The car company Saturn built its entire brand around this principle. In a market defined by aggressive sales tactics, Saturn introduced a no-haggle policy. It organized reunions for tens of thousands of its car owners and sponsored community events like playground-building days. It wasn't just selling cars; it was building a community and fostering a sense of shared identity. Saturn understood a fundamental truth articulated in the book: "when you and your competitor both offer excellent quality product and service, at a fair price, quality itself becomes a commodity." Success, therefore, depends on relationship quality—the ability to connect with customers on a human level and align with their values. This dialogue fosters loyalty that goes far beyond the initial transaction, creating lasting value that competitors cannot easily replicate.
Conclusion
Narrator: The single most important takeaway from The Stakeholder Strategy is that a business is not an island. In our deeply interconnected world, viewing the web of relationships with employees, customers, suppliers, and communities as a secondary function is a recipe for failure. The book convincingly argues that these relationships are the very foundation of a resilient and profitable enterprise. The goal is not to simply balance the competing interests of these groups, but to engage in a collaborative process that, as one CEO put it, "makes the pie bigger" for everyone.
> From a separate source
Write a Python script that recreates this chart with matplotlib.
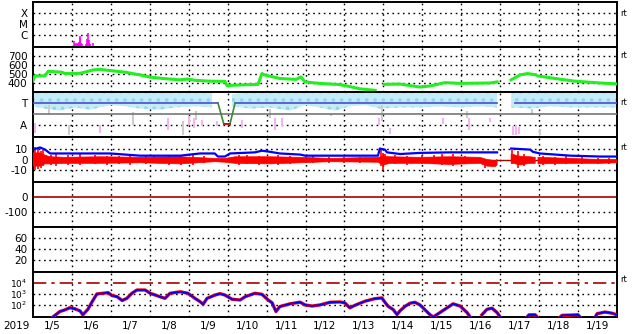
import numpy as np
import matplotlib
matplotlib.use('Agg')
import matplotlib.pyplot as plt

# time axis: days since 2019-01-05 00:00
day_labels = ['1/5', '1/6', '1/7', '1/8', '1/9', '1/10', '1/11', '1/12',
              '1/13', '1/14', '1/15', '1/16', '1/17', '1/18', '1/19']

# x-ray flux spikes (W/m2)
xray_t = [1.06, 1.09, 1.11, 1.14, 1.16, 1.19, 1.21, 1.22, 1.24, 1.26,
          1.36, 1.39, 1.41, 1.44, 1.46, 1.54]
xray_v = [10**-6.55, 10**-6.8, 10**-6.75, 10**-6.85, 10**-6.7, 10**-6.6, 10**-6.3, 10**-6.1,
          10**-6.7, 10**-6.8, 10**-6.8, 10**-6.4, 10**-5.8, 10**-6.5, 10**-6.8, 10**-6.7]

# solar wind speed (km/s)
speed_t = [0.00, 0.05, 0.13, 0.31, 0.39, 0.74, 0.82, 1.21, 1.34, 1.54, 1.72, 1.98, 2.36,
           2.75, 3.01, 3.39, 3.78, 3.98, 4.16, 4.55, 4.93, 4.98, 5.32, 5.78, 5.88, 5.96,
           6.34, 6.76, 6.88, 6.99, 7.37, 7.89, 8.14, 8.40, 8.79, 8.85, 9.02, 9.43, 9.94,
           10.20, 10.58, 10.97, 11.74, 11.92, 12.10, 12.28, 12.51, 12.70, 12.90, 12.93,
           12.97, 13.54, 13.92, 14.57, 15.0]
speed_v = [425, 480, 478, 480, 530, 520, 505, 508, 522, 545, 552, 538, 520,
           490, 465, 448, 435, 444, 430, 420, 418, 372, 378, 385, 505, 488,
           450, 440, 468, 412, 395, 382, 360, 335, 318, np.nan, 385, 388, 355,
           367, 404, 396, 400, 412, np.nan, 435, 490, 505, 492, np.nan,
           478, 442, 420, 400, 390]

# IMF direction (T = toward, A = away): spread of the light blue points
phi_t = [0.00, 0.31, 0.69, 1.08, 1.46, 1.98, 2.36, 2.75, 3.26, 3.65, 4.16, 4.60, 4.62,
         5.11, 5.58, 6.09, 6.60, 6.99, 7.37, 7.76, 8.14, 8.53, 8.91, 9.43, 9.94, 10.45,
         10.97, 11.48, 11.92, 12.10, 12.28, 12.77, 13.28, 13.80, 14.31, 15.0]
phi_top = [1.9, 2.0, 2.0, 2.0, 1.9, 1.9, 1.9, 2.0, 2.0, 1.9, 1.9, 1.9, np.nan,
           1.8, 2.0, 2.0, 2.0, 1.9, 1.9, 2.0, 1.9, 1.9, 2.0, 2.0, 1.9, 2.0,
           2.0, 1.9, 1.9, np.nan, 2.0, 2.0, 1.9, 2.0, 2.0, 1.9]
phi_bot = [0.7, 0.5, 0.3, 0.6, 0.4, 0.8, 0.7, 0.5, 0.4, 0.6, 0.7, 0.6, np.nan,
           0.7, 0.5, 0.6, 0.3, 0.8, 0.6, 0.3, 0.7, 0.8, 0.5, 0.6, 0.6, 0.7,
           0.6, 0.7, 0.6, np.nan, 0.6, 0.5, 0.7, 0.6, 0.6, 0.6]
pink_t = [0.05, 1.72, 3.47, 4.01, 4.14, 4.34, 4.73, 5.37, 6.22, 6.40, 8.89, 9.17,
          10.53, 11.20, 11.74, 12.33, 12.41, 12.48]
pink_hi = [-0.8, -1.0, -0.4, -0.2, -0.4, -0.55, -0.6, -0.55, -0.4, -0.4, -0.4, -1.3,
           -0.4, -0.4, -0.4, -1.1, -1.0, -1.2]
pink_lo = [-1.7, -1.7, -1.45, -1.0, -1.3, -1.1, -1.1, -1.3, -1.45, -1.1, -1.0, -1.8,
           -0.9, -1.45, -0.75, -1.9, -1.9, -1.8]
grey_t = [0.41, 0.92, 2.57, 3.85, 4.18, 6.09, 7.66, 8.96, 11.15, 12.82, 13.02]
grey_hi = [0.8, -1.0, 0.2, -0.6, 0.3, 0.5, 0.1, 0.8, 0.3, 0.5, -1.4]
grey_lo = [-0.1, -1.9, -1.0, -1.9, -0.5, -0.4, -0.2, -0.6, -0.4, -0.1, -1.9]
# sector boundary line
sector_t = [0.00, 4.75, 4.90, 5.06, 5.19, 11.92]
sector_v = [1.0, 1.0, -0.9, -0.9, 1.0, 1.0]
sector_t2 = [12.38, 15.0]
sector_v2 = [1.0, 1.0]

# IMF Bt (blue) and Bz spread (red), nT
bt_t = [0.00, 0.18, 0.31, 0.44, 1.98, 2.75, 3.78, 4.03, 4.29, 4.67, 4.75, 4.93, 5.06,
        5.70, 5.88, 6.09, 6.34, 6.86, 6.99, 8.86, 8.91, 9.04, 9.09, 9.43, 9.94, 10.71,
        11.92, 11.95, 12.28, 12.77, 12.84, 13.02, 13.80, 14.57, 15.0]
bt_v = [9, 11, 9, 5.5, 5.5, 3.5, 3.5, 4.5, 5.5, 5.5, 2.7, 2.7, 5.5,
        6.5, 8, 7, 5.5, 4.5, 3.5, 3.5, 10, 9, 6.5, 5, 6, 6.5,
        6.5, np.nan, 10, 9, 7, 5.5, 3.5, 2.7, 2.7]
bz_t = [0.00, 0.18, 0.31, 0.44, 0.82, 1.72, 2.75, 3.78, 4.67, 4.93, 5.19, 6.09, 6.86,
        7.63, 8.86, 8.99, 9.17, 9.94, 10.71, 11.48, 11.66, 11.87, 11.92, 11.95,
        12.28, 12.51, 12.77, 12.90, 12.93, 12.97, 13.80, 14.57, 15.0]
bz_hi = [6, 6, 4, 2.5, 2, 2.5, 2, 2.5, 1, 1, 2.5, 2.5, 2,
         1, 2, 3, 2.5, 2, 2.5, 2, 0, -1, 0, np.nan,
         5, 3, 2.5, 2, np.nan, 2, 1, 0, 0]
bz_lo = [-6, -6, -4, -4, -3.5, -3.5, -3, -4, -2, -2.5, -3.5, -4, -3,
         -2, -2.5, -5, -3.5, -3.5, -4.5, -3.5, -6, -6.5, -5, np.nan,
         -3, -5, -3.5, -3.5, np.nan, -4, -3.5, -3.5, -3]
# individual Bz excursions
bzs_t = [0.05, 0.12, 0.2, 0.26, 0.45, 0.6, 0.9, 1.2, 1.6, 1.9, 2.2, 2.5, 2.9, 3.1,
         3.5, 3.8, 4.1, 4.4, 5.3, 5.5, 5.8, 6.3, 6.6, 7.0, 7.2, 7.6, 8.0, 8.4,
         8.95, 9.0, 9.05, 9.3, 9.6, 10.0, 10.3, 10.5, 10.8, 11.1, 11.6,
         12.3, 12.45, 12.6, 13.1, 13.4, 13.7, 14.1, 14.5, 14.8]
bzs_hi = [11, 10, 8, 9, 4, 5, 4, 5, 4, 3, 3, 4, 3, 3,
          4, 4, 4, 3, 4, 4, 3, 4, 3, 3, 3, 2, 2, 2,
          9, 6, 5, 4, 3, 4, 4, 5, 5, 3, 0,
          9, 8, 5, 3, 2, 3, 2, 1, 1]
bzs_lo = [-10, -9, -8, -6, -5, -6, -5, -5, -4, -5, -4, -5, -4, -3,
          -5, -5, -5, -3, -5, -4, -5, -5, -4, -3, -3, -3, -3, -3,
          -6, -10, -4, -4, -5, -4, -4, -5, -6, -4, -8,
          -4, -8, -6, -5, -5, -4, -4, -4, -4]

# electron flux (log10), nan where below the plot
elec_t = [0.51, 0.69, 0.82, 0.95, 1.08, 1.21, 1.28, 1.41, 1.52, 1.64, 1.80, 1.93, 2.03,
          2.16, 2.29, 2.41, 2.54, 2.67, 2.88, 3.01, 3.26, 3.39, 3.52, 3.78, 3.98, 4.16,
          4.29, 4.37, 4.47, 4.68, 4.80, 4.93, 5.11, 5.32, 5.45, 5.70, 5.88, 6.04, 6.14,
          6.24, 6.34, 6.60, 6.86, 6.99, 7.17, 7.37, 7.63, 7.89, 8.01, 8.14, 8.27, 8.53,
          8.78, 8.96, 9.04, 9.12, 9.25, 9.35, 9.43, 9.56, 9.68, 9.81, 9.94, 10.07, 10.20,
          10.28, 10.45, 10.79, 10.97, 11.15, 11.23, 11.40, 11.53, 11.66, 11.79, 11.92,
          12.00, 12.30, 12.69, 12.74, 12.90, 12.95, 13.30, 13.54, 13.59, 14.0, 14.05,
          14.30, 14.44, 14.49, 14.69, 14.87, 15.0]
elec_log = [0.9, 1.4, 1.55, 1.75, 1.64, 1.45, 1.1, 1.6, 2.3, 3.0, 3.06, 3.12, 2.85,
            2.75, 2.4, 2.6, 3.06, 3.36, 3.36, 3.06, 2.75, 2.6, 3.06, 3.2, 3.06, 2.6,
            2.3, 2.06, 2.6, 2.9, 3.03, 2.9, 2.52, 2.45, 2.75, 3.06, 2.97, 2.45, 2.2,
            1.4, 1.85, 2.1, 2.25, 2.0, 1.9, 2.0, 2.24, 2.27, 2.18, 1.73, 1.97, 2.34,
            2.57, 2.64, 2.24, 1.88, 1.58, 1.12, 1.48, 1.88, 2.15, 2.24, 2.0, 1.55, 1.1,
            0.9, 1.3, 2.1, 1.9, 1.3, 0.9, np.nan, 1.1, 1.6, 1.7, 1.3,
            0.9, np.nan, 0.9, 1.1, 1.1, 0.9, np.nan, 0.9, 1.05, 1.1, 0.9,
            np.nan, 0.9, 1.2, 1.35, 1.25, 1.1]
elec_alert = 1e4

W, H = 633, 334
fig = plt.figure(figsize=(W / 100, H / 100), dpi=100)
plt.rcParams['font.family'] = 'DejaVu Sans'
plt.rcParams['hatch.linewidth'] = 1.5
fs = 7.5
dot = (0, (1.2, 2.6))

tops = [2, 47, 92, 137, 182, 227, 272]
axes = []
for top in tops:
    ax = fig.add_axes([33 / W, 1 - (top + 45) / H, 584 / W, 45 / H])
    ax.set_xlim(0, 15)
    for s in ax.spines.values():
        s.set_linewidth(1.4)
    ax.tick_params(length=0, labelsize=fs, pad=4)
    ax.set_xticks([])
    # day boundaries
    ax.vlines(np.arange(1, 15), 0, 1, transform=ax.get_xaxis_transform(),
              colors='k', lw=1, linestyles=dot, zorder=1)
    axes.append(ax)

def hgrid(ax, levels):
    for v in levels:
        ax.axhline(v, color='k', lw=1, ls=dot, zorder=1)

# 1: x-ray
ax = axes[0]
ax.set_yscale('log')
ax.set_ylim(10**-7.1, 1e-3)
ax.set_yticks([1e-6, 1e-5, 1e-4], ['C', 'M', 'X'])
ax.minorticks_off()
hgrid(ax, [1e-6, 1e-5, 1e-4])
ax.vlines(xray_t, 10**-7.1, xray_v, colors='#ff00ff', lw=1.2, zorder=3)

# 2: solar wind speed
ax = axes[1]
ax.set_ylim(300, 800)
ax.set_yticks([400, 500, 600, 700])
hgrid(ax, [400, 500, 600, 700])
ax.plot(speed_t, speed_v, color='#22ee22', lw=2.2, zorder=3)

# 3: IMF sector
ax = axes[2]
ax.set_ylim(-2.09, 2.0)
ax.set_yticks([1, -1], ['T', 'A'])
hgrid(ax, [-1])
ax.fill_between(phi_t, phi_bot, phi_top, facecolor='#c4ecf8', edgecolor='#94d6ee',
                hatch='..', lw=0, zorder=2)
ax.vlines(grey_t, grey_lo, grey_hi, colors='#cccccc', lw=1.5, zorder=2)
ax.vlines(pink_t, pink_lo, pink_hi, colors='#f4b4f0', lw=1.5, zorder=2)
ax.axhline(0, color='#777777', lw=1.2, zorder=3)
ax.plot(sector_t[:2], sector_v[:2], color='#4a4ad0', lw=1.2, zorder=4)
ax.plot(sector_t[4:], sector_v[4:], color='#4a4ad0', lw=1.2, zorder=4)
ax.plot(sector_t[1:5], sector_v[1:5], color='#3a8a3a', lw=1.2, zorder=5)
ax.plot(sector_t[2:4], sector_v[2:4], color='#dd0000', lw=1.2, zorder=6)
ax.plot(sector_t2, sector_v2, color='#4a4ad0', lw=1.2, zorder=4)

# 4: IMF Bt / Bz
ax = axes[3]
ax.set_ylim(-20.5, 20.5)
ax.set_yticks([10, 0, -10], ['10', '0', '-10'])
hgrid(ax, [10, -10])
ax.axhline(0, color='#aa0000', lw=1, zorder=2)
ax.fill_between(bz_t, bz_lo, bz_hi, color='#ff0000', lw=0.5, zorder=3)
ax.vlines(bzs_t, bzs_lo, bzs_hi, colors='#ff0000', lw=1.2, zorder=3)
ax.plot(bt_t, bt_v, color='#0000ff', lw=1.6, zorder=4)

# 5: Dst
ax = axes[4]
ax.set_ylim(-200, 100)
ax.set_yticks([0, -100], ['0', '-100'])
hgrid(ax, [-100])
ax.axhline(0, color='#aa0000', lw=1.2, zorder=2)

# 6: AE/Kp
ax = axes[5]
ax.set_ylim(-1, 80)
ax.set_yticks([20, 40, 60])
hgrid(ax, [20, 40, 60])

# 7: electron flux
ax = axes[6]
ax.set_yscale('log')
ax.set_ylim(10**0.9, 1e5)
ax.set_yticks([1e2, 1e3, 1e4], ['$10^2$', '$10^3$', '$10^4$'])
ax.tick_params(axis='y', labelsize=6.5)
ax.minorticks_off()
hgrid(ax, [1e2, 1e3])
ax.axhline(elec_alert, color='#aa0000', lw=1.2, ls=(0, (8, 3, 2, 3)), zorder=2)
elec_v = [10**v for v in elec_log]
ax.plot(elec_t, elec_v, color='#ff0000', lw=2.4, zorder=3)
ax.plot(elec_t, elec_v, color='#0000ff', lw=1.3, zorder=4)
ax.set_xticks(np.arange(15) + 0.5, day_labels)
ax.tick_params(axis='x', length=0, pad=3, labelsize=fs)

fig.text(3 / W, 1 - 326 / H, '2019', fontsize=fs, va='center', ha='left')
# realtime markers on the right
for yy in [13, 56, 102, 147, 280]:
    fig.text(620 / W, 1 - yy / H, 'rt', fontsize=6, va='center', ha='left')

fig.savefig('out.png', dpi=100)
The ultimate challenge this book presents is a call for a profound shift in corporate mindset. It asks leaders to move beyond the defensive, transactional view of relationships and embrace them as the primary engine of value creation. In an era of radical transparency, where a company's ethical conduct can be broadcast to the world in an instant, the question is no longer whether building stakeholder trust is important, but whether any business can afford to survive without it.